Record extracts:
====================
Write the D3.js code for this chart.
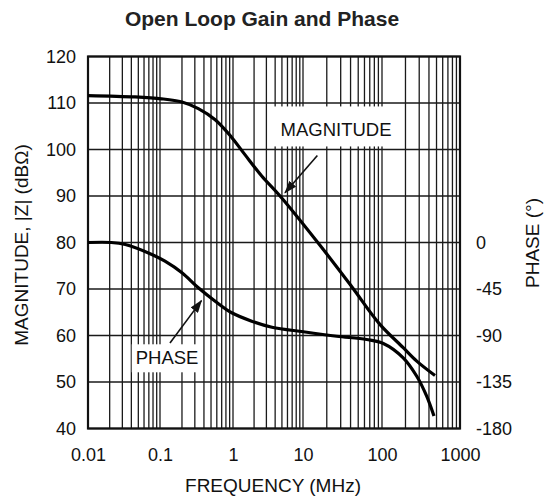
====================
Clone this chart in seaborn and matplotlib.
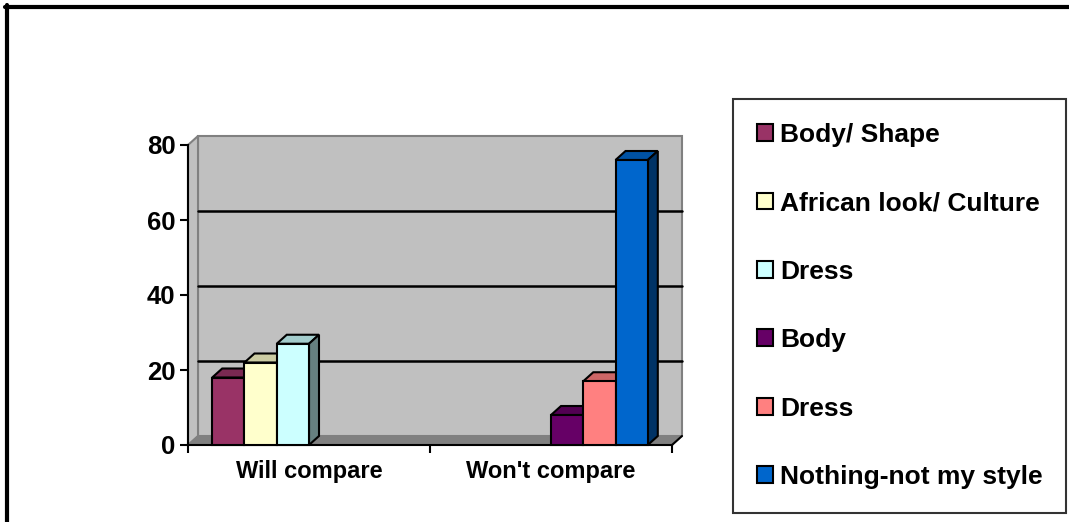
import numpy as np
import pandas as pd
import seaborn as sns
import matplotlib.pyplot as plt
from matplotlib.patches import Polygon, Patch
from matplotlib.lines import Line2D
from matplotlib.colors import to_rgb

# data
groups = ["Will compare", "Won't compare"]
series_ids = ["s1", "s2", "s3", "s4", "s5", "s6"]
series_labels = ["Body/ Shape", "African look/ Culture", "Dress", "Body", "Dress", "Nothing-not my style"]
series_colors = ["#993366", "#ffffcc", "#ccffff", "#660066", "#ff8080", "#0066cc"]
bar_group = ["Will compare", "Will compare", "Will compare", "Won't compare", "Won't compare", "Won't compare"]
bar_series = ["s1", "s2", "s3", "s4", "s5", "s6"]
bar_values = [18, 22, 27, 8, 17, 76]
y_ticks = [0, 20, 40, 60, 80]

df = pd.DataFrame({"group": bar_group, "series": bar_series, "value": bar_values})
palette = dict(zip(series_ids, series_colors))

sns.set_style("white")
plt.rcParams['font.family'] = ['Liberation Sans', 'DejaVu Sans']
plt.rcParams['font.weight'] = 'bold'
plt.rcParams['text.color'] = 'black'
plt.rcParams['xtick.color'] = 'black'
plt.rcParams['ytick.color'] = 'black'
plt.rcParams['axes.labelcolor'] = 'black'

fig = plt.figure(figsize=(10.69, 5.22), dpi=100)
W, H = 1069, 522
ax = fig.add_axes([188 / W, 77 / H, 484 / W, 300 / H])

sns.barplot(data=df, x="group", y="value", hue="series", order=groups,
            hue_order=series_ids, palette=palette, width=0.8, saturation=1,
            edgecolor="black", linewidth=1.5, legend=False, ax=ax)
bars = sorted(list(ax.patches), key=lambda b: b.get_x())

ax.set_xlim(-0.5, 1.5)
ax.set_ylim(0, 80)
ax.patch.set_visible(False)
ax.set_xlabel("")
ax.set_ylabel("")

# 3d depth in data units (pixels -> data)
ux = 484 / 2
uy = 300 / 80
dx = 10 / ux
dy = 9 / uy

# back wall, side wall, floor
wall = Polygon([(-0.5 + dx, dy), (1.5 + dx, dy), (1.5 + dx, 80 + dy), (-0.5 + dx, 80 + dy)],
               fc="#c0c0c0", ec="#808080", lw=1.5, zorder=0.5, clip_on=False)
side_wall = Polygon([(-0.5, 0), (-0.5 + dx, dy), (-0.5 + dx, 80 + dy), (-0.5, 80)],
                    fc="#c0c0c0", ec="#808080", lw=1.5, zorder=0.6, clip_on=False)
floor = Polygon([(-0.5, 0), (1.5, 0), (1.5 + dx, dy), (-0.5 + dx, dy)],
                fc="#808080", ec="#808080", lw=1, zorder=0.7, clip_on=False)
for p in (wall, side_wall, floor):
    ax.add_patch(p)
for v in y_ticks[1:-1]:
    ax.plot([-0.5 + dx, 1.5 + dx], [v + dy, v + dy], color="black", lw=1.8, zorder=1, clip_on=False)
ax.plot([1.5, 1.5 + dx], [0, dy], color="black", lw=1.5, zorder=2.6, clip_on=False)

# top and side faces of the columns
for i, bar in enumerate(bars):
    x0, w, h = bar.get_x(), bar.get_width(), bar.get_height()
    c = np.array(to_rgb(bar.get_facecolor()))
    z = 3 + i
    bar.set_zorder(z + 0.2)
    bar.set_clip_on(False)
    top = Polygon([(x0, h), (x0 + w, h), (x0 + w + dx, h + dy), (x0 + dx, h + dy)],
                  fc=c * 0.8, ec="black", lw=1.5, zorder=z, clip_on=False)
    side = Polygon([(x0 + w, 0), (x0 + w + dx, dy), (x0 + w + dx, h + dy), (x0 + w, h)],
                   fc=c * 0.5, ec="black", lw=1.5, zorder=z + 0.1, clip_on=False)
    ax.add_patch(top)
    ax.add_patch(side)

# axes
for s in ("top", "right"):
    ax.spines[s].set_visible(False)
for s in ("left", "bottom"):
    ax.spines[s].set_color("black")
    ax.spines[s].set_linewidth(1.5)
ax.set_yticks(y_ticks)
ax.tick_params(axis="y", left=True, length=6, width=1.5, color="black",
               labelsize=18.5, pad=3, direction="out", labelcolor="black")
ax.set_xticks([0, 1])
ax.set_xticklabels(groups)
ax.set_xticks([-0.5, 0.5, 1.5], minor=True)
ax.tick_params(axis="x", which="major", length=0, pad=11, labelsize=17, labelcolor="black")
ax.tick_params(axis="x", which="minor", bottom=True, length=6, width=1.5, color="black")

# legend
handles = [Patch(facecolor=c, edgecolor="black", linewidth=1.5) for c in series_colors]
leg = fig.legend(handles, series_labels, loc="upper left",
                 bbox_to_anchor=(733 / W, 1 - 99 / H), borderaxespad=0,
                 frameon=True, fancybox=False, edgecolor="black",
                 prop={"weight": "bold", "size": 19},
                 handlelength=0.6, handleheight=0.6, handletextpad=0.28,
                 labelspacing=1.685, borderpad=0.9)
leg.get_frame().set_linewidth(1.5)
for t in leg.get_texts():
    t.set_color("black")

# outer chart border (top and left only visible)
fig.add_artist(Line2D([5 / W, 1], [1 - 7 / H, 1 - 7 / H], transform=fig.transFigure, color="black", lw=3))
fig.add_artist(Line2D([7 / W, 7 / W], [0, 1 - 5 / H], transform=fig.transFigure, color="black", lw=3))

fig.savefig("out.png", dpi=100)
====================
What you will do: Except for the pictures, write out exactly the lines from the line that contains "Clone this chart in seaborn and matplotlib." through the line that contains "from matplotlib.colors import to_rgb", including both.

Solution for this task:
Clone this chart in seaborn and matplotlib.
import numpy as np
import pandas as pd
import seaborn as sns
import matplotlib.pyplot as plt
from matplotlib.patches import Polygon, Patch
from matplotlib.lines import Line2D
from matplotlib.colors import to_rgb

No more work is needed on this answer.